Now you must implement your own function to convert a regular expression (in the above format) to an NFA, which you can then use to match particular strings (by leveraging your Nfa module). You must also implement a function that turns regexp_t structures back into a string representation.

regexp_to_nfa re

  • Type: regexp_t -> nfa_t
  • Description: This function takes a regexp and returns an NFA that accepts the same language as the regular expression. Notice that as long as your NFA accepts the correct language, the structure of the NFA does not matter since the NFA produced will only be tested to see which strings it accepts.

regexp_to_string re

  • Typeregexp_t -> string
  • Description: This function takes a regular expression and returns a string representation of the regular expression in standard infix notation. How to deal with associativity and precedence is up to you – your output will be tested by running it back through the parser to check that your generated string is equivalent to the original regular expression, so excess parentheses will not be penalized.
  • Examples:
regexp_to_string (Char 'a') = "a"
regexp_to_string (Union (Char 'a', Char 'b')) = "a|b"
regexp_to_string (Concat(Char 'a',Char 'b')) = "ab"
regexp_to_string (Concat(Char 'a',Concat(Char 'a',Char 'b'))) = "aab"
regexp_to_string (Star(Union(Char 'a',Empty_String))) = "(a|E)*" (* Note that 'E' represents epsilon! *)
regexp_to_string (Concat(Star(Union(Char 'a',Empty_String)),Union(Char 'a',Char 'b'))) = "(a|E)*(a|b)"
  • Hint: You can do this as an in-order DFS traversal over the regexp data structure.

The rest of these functions are implemented for you as helpers. However, they rely on your code for correctness!

string_to_nfa s

  • Type: string -> nfa
  • Description: This function takes a string for a regular expression, parses the string, converts it into a regexp, and transforms it to an nfa, using your regexp_to_nfa function. As such, for this function to work, your regexp_to_nfa function must be working. In the starter files we have provided function string_to_regexp that parses strings into regexp values, described next.

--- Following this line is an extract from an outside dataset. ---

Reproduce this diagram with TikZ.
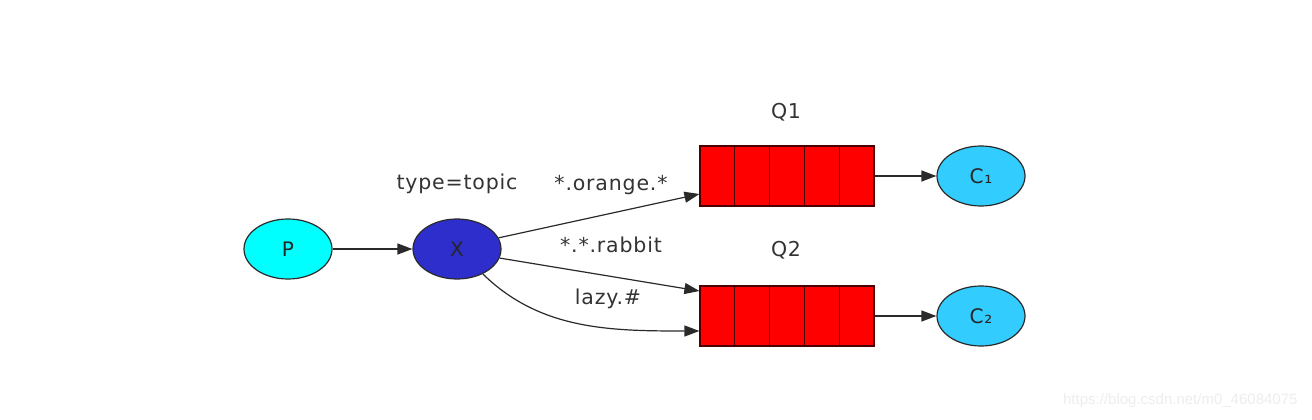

string_to_regexp s (provided for you)

  • Type: string -> regexp
  • Description: This function takes a string for a regular expression, parses the string, and outputs its equivalent regexp. If the parser determines that the regular expression has illegal syntax, it will raise an IllegalExpression exception.
  • Examples:
string_to_regexp "a" = Char 'a'
string_to_regexp "(a|b)" = Union (Char 'a', Char 'b')
string_to_regexp "ab" = Concat(Char 'a',Char 'b')
string_to_regexp "aab" = Concat(Char 'a',Concat(Char 'a',Char 'b'))
string_to_regexp "(a|E)*" = Star(Union(Char 'a',Empty_String))
string_to_regexp "(a|E)*(a|b)" = Concat(Star(Union(Char 'a',Empty_String)),Union(Char 'a',Char 'b'))

In a call to string_to_regexp s the string s may contain only parentheses, |, *, a-z (lowercase), and E (for epsilon). A grammatically ill-formed string will result in IllegalExpression being thrown. Note that the precedence for regular expression operators is as follows, from highest(1) to lowest(4):

Precedence Operator Description
1 () parentheses
2 * closure
3 concatenation
4 | union

Also, note that all the binary operators are right associative.